Scan the data beneath this task and copy each line that includes "page".

SOURCE EXCERPT »
START

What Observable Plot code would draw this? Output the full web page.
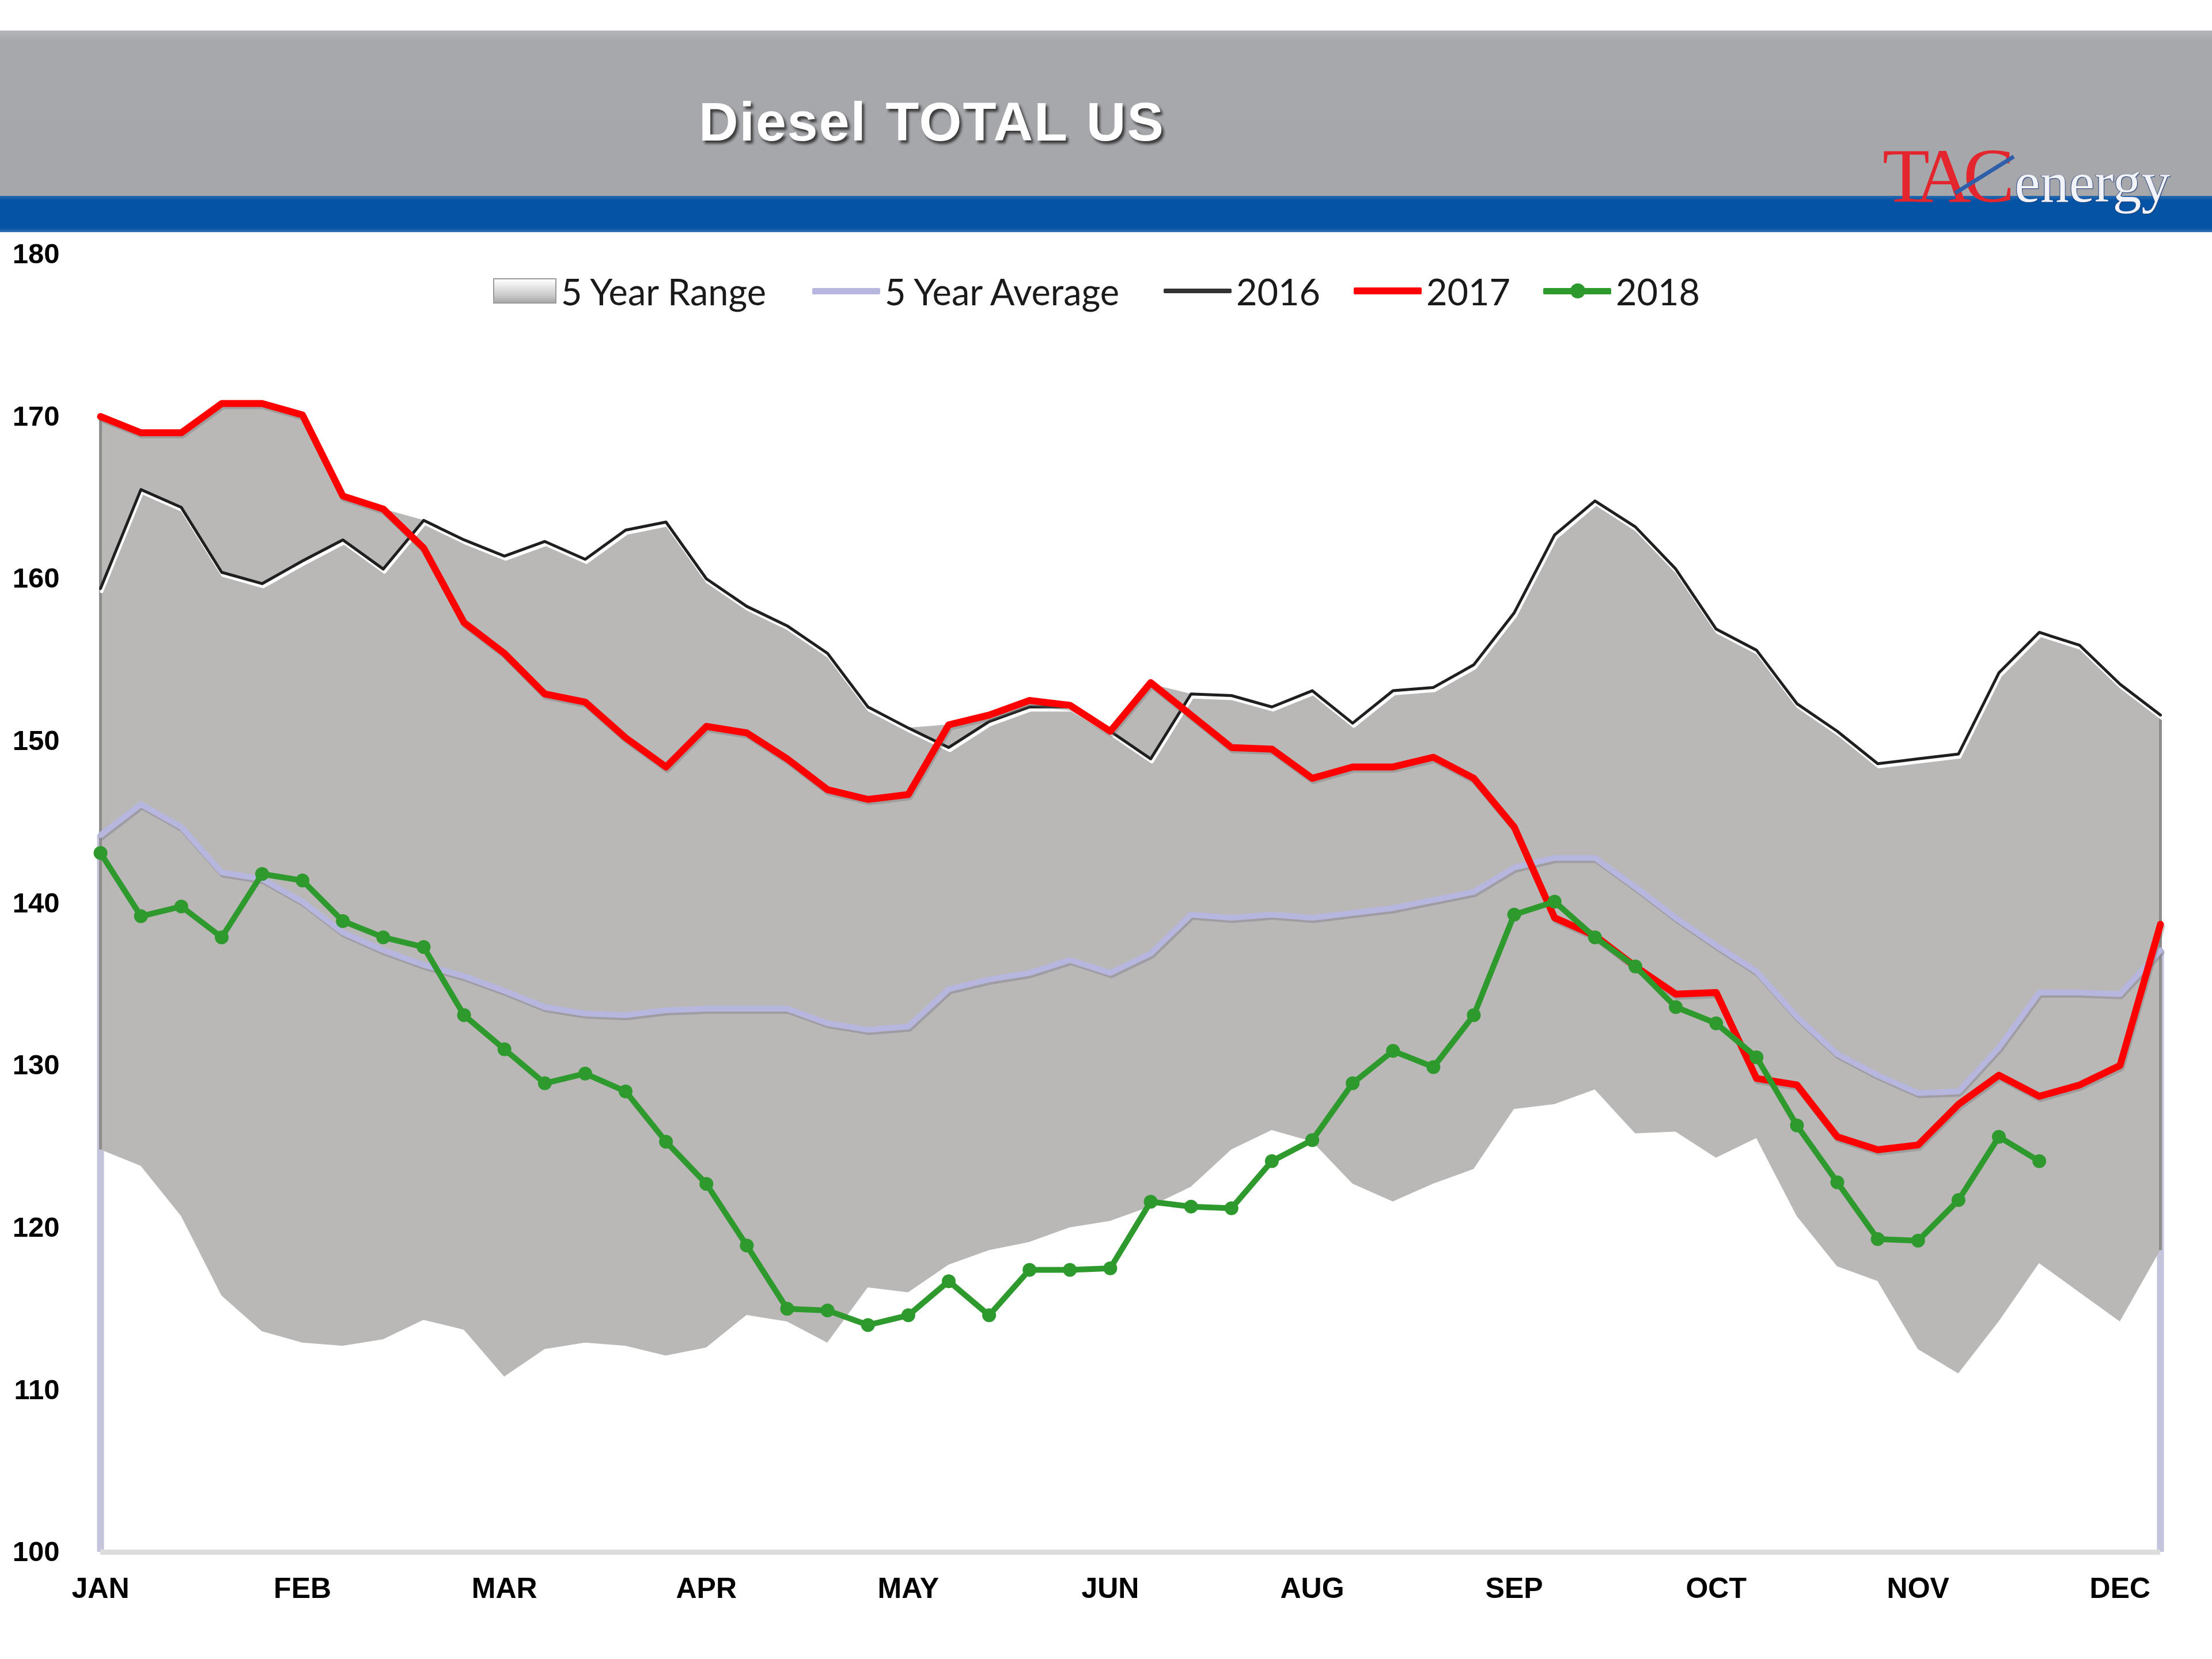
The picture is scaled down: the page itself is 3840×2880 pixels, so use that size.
<!DOCTYPE html>
<html>
<head>
<meta charset="utf-8">
<script src="https://cdn.jsdelivr.net/npm/d3@7"></script>
<script src="https://cdn.jsdelivr.net/npm/@observablehq/plot@0.6"></script>
<style>
  html, body { margin: 0; padding: 0; background: #ffffff; }
  body { width: 3840px; height: 2880px; position: relative; overflow: hidden; font-family: "Liberation Sans", Arial, sans-serif; }
  #band { position: absolute; left: 0; top: 53px; width: 3840px; height: 287px;
          background: linear-gradient(#b4b5b8 0px, #a7a8ac 18px, #a6a7ab 100%); }
  #blue { position: absolute; left: 0; top: 340px; width: 3840px; height: 63px;
          background: linear-gradient(#2a6ab0 0px, #0453a4 8px, #0453a4 56px, #3a72b4 100%); }
  #title { position: absolute; left: 1213px; top: 157px; font-family: "Liberation Sans", Arial, sans-serif;
           font-weight: bold; font-size: 95px; color: #ffffff; letter-spacing: 2px; word-spacing: 4px;
           text-shadow: 4px 5px 4px rgba(40,40,40,0.85); white-space: nowrap; }
  #logo { position: absolute; left: 3268px; top: 228px; white-space: nowrap; }
  #logo .tac { font-family: "Liberation Serif", "DejaVu Serif", serif; font-size: 134px; color: #e3262d;
               letter-spacing: -14px; }
  #logo .energy { font-family: "Liberation Serif", "DejaVu Serif", serif; font-size: 100px; color: #f1f3f8;
                  text-shadow: 1px 1px 1px #1e3f7a, -1px 0 1px #1e3f7a; margin-left: 14px; }
  #slash { position: absolute; left: 3385px; top: 300px; width: 120px; height: 7px; background: #2f5fa8;
           transform: rotate(-32deg); }
  #chart { position: absolute; left: 0; top: 403px; }
  #legend { position: absolute; left: 0; top: 465px; width: 3840px; height: 80px;
            font-family: Lato, "Open Sans", sans-serif; font-size: 63px; color: #1a1a1a; }
  #legend .it { position: absolute; top: 0; height: 80px; display: flex; align-items: center; white-space: nowrap; }
  #legend .sw { display: inline-block; }
</style>
</head>
<body>
<div id="band"></div>
<div id="blue"></div>
<div id="title">Diesel TOTAL US</div>
<div id="logo"><span class="tac">TAC</span><span class="energy">energy</span></div>
<div id="slash"></div>
<div id="chart"></div>
<div id="legend"></div>
<script>
// ---------------- data (weekly) ----------------
const monthLabels = ["JAN", "FEB", "MAR", "APR", "MAY", "JUN", "AUG", "SEP", "OCT", "NOV", "DEC"];
const monthWeeks  = [0, 5, 10, 15, 20, 25, 30, 35, 40, 45, 50];
const yTicks = [100, 110, 120, 130, 140, 150, 160, 170, 180];

const rangeMin = [124.8,123.8,120.7,115.8,113.6,112.9,112.7,113.1,114.3,113.7,
                  110.8,112.5,112.9,112.7,112.1,112.6,114.6,114.2,112.9,116.3,
                  116.0,117.7,118.6,119.1,120.0,120.4,121.3,122.5,124.8,126.0,
                  125.3,122.7,121.6,122.7,123.6,127.3,127.6,128.5,125.8,125.9,
                  124.3,125.5,120.7,117.6,116.7,112.5,111.0,114.2,117.8,116.0,
                  114.2,118.6];
const rangeMax = [170.0,169.0,169.0,170.8,170.8,170.1,165.1,164.3,163.6,162.4,
                  161.4,162.3,161.2,163.0,163.5,160.0,158.3,157.1,155.4,152.1,
                  150.8,151.0,151.6,152.5,152.2,150.6,153.5,152.9,152.8,152.1,
                  153.1,151.1,153.1,153.3,154.7,157.9,162.7,164.8,163.2,160.6,
                  156.9,155.6,152.3,150.6,148.6,148.9,149.2,154.2,156.7,155.9,
                  153.5,151.6];
const avg5 = [144.2,146.1,144.7,141.9,141.5,140.1,138.2,137.1,136.2,135.5,
              134.6,133.6,133.2,133.1,133.4,133.5,133.5,133.5,132.6,132.2,
              132.4,134.7,135.3,135.7,136.5,135.7,136.9,139.3,139.1,139.3,
              139.1,139.4,139.7,140.2,140.7,142.2,142.8,142.8,141.0,139.1,
              137.4,135.8,133.0,130.7,129.4,128.3,128.4,131.1,134.5,134.5,
              134.4,137.1];
const y2016 = [159.4,165.5,164.4,160.4,159.7,161.1,162.4,160.6,163.6,162.4,
               161.4,162.3,161.2,163.0,163.5,160.0,158.3,157.1,155.4,152.1,
               150.8,149.6,151.2,152.1,152.1,150.6,148.9,152.9,152.8,152.1,
               153.1,151.1,153.1,153.3,154.7,157.9,162.7,164.8,163.2,160.6,
               156.9,155.6,152.3,150.6,148.6,148.9,149.2,154.2,156.7,155.9,
               153.5,151.6];
const y2017 = [170.0,169.0,169.0,170.8,170.8,170.1,165.1,164.3,161.9,157.3,
               155.4,152.9,152.4,150.2,148.4,150.9,150.5,148.9,147.0,146.4,
               146.7,151.0,151.6,152.5,152.2,150.6,153.6,151.6,149.6,149.5,
               147.7,148.4,148.4,149.0,147.7,144.7,139.1,138.0,136.1,134.4,
               134.5,129.2,128.8,125.6,124.8,125.1,127.6,129.4,128.1,128.8,
               130.0,138.7];
const y2018 = [143.1,139.2,139.8,137.9,141.8,141.4,138.9,137.9,137.3,133.1,
               131.0,128.9,129.5,128.4,125.3,122.7,118.9,115.0,114.9,114.0,
               114.6,116.7,114.6,117.4,117.4,117.5,121.6,121.3,121.2,124.1,
               125.4,128.9,130.9,129.9,133.1,139.3,140.1,137.9,136.1,133.6,
               132.6,130.5,126.3,122.8,119.3,119.2,121.7,125.6,124.1];

// ---------------- colours ----------------
const C = {
  range: "#bab7b7", rangeEdge: "#8f8c8c",
  avg: "#b6b6de", y2016: "#1f1f1f", y2017: "#ff0000", y2018: "#2e9a2e"
};

// table built from the arrays
const table = rangeMin.map((v, i) => ({
  week: i, min: v, max: rangeMax[i], avg: avg5[i], y2016: y2016[i], y2017: y2017[i]
}));
const greenRows = y2018.map((v, i) => ({week: i, value: v}));
const ends = [table[0], table[table.length - 1]];

const chart = Plot.plot({
  width: 3840,
  height: 2477,
  marginTop: 38,
  marginBottom: 186,
  marginLeft: 174,
  marginRight: 90,
  style: {fontFamily: "'Liberation Sans', Arial, sans-serif", background: "transparent", color: "#000"},
  x: {domain: [0, table.length - 1]},
  y: {domain: [100, 180]},
  marks: [
    // lavender edge strips (5-year average area artefact in the original)
    Plot.ruleX(ends, {x: "week", y1: 100, y2: "avg", stroke: "#c4c4dc", strokeWidth: 12}),
    // 5 year range band
    Plot.areaY(table, {x: "week", y1: "min", y2: "max", fill: C.range}),
    Plot.ruleX(ends, {x: "week", y1: "min", y2: "max", stroke: C.rangeEdge, strokeWidth: 5}),
    // bottom axis line
    Plot.ruleY([100], {stroke: "#dcdcdc", strokeWidth: 9}),
    // 5 year average
    Plot.lineY(table, {x: "week", y: "avg", stroke: "#7f7f8c", strokeOpacity: 0.45, strokeWidth: 10, dy: 4, dx: 2}),
    Plot.lineY(table, {x: "week", y: "avg", stroke: C.avg, strokeWidth: 10}),
    // 2016
    Plot.lineY(table, {x: "week", y: "y2016", stroke: "#ffffff", strokeWidth: 6, dy: 5, dx: 2}),
    Plot.lineY(table, {x: "week", y: "y2016", stroke: C.y2016, strokeWidth: 5}),
    // 2017
    Plot.lineY(table, {x: "week", y: "y2017", stroke: "#6e6e6e", strokeOpacity: 0.35, strokeWidth: 12, dy: 4, dx: 2}),
    Plot.lineY(table, {x: "week", y: "y2017", stroke: C.y2017, strokeWidth: 12}),
    // 2018
    Plot.lineY(greenRows, {x: "week", y: "value", stroke: C.y2018, strokeWidth: 10}),
    Plot.dot(greenRows, {x: "week", y: "value", r: 12, fill: C.y2018}),
    // axes
    Plot.axisY({ticks: yTicks, tickSize: 0, tickPadding: 71, fontSize: 49, fontWeight: "bold", label: null}),
    Plot.axisX({ticks: monthWeeks, tickFormat: d => monthLabels[monthWeeks.indexOf(d)],
                tickSize: 0, tickPadding: 44, fontSize: 50, fontWeight: "bold", label: null})
  ]
});
document.getElementById("chart").appendChild(chart);

// ---------------- legend ----------------
const legendItems = [
  {label: "5 Year Range", kind: "range", left: 856},
  {label: "5 Year Average", kind: "line", color: C.avg, w: 11, left: 1410},
  {label: "2016", kind: "line", color: "#333", w: 8, left: 2020},
  {label: "2017", kind: "line", color: C.y2017, w: 12, left: 2350},
  {label: "2018", kind: "dot", color: C.y2018, w: 11, left: 2679}
];
const legend = document.getElementById("legend");
for (const it of legendItems) {
  const el = document.createElement("div");
  el.className = "it";
  el.style.left = it.left + "px";
  const sw = document.createElement("span");
  sw.className = "sw";
  if (it.kind === "range") {
    sw.style.cssText = "width:110px;height:44px;box-sizing:border-box;border:2px solid #9a9a9a;" +
      "background:linear-gradient(#ffffff,#c9c9c9 70%,#a9a9a9);margin-right:8px;";
  } else {
    sw.style.cssText = `width:118px;height:${it.w}px;background:${it.color};position:relative;margin-right:8px;border-radius:2px;`;
    if (it.kind === "dot") {
      const d = document.createElement("span");
      d.style.cssText = `position:absolute;left:47px;top:${it.w / 2 - 13}px;width:26px;height:26px;border-radius:50%;background:${it.color};`;
      sw.appendChild(d);
    }
  }
  el.appendChild(sw);
  const t = document.createElement("span");
  t.textContent = it.label;
  el.appendChild(t);
  legend.appendChild(el);
}
</script>
</body>
</html>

END

OUTPUT OF THE EXERCISE »
What Observable Plot code would draw this? Output the full web page.
The picture is scaled down: the page itself is 3840×2880 pixels, so use that size.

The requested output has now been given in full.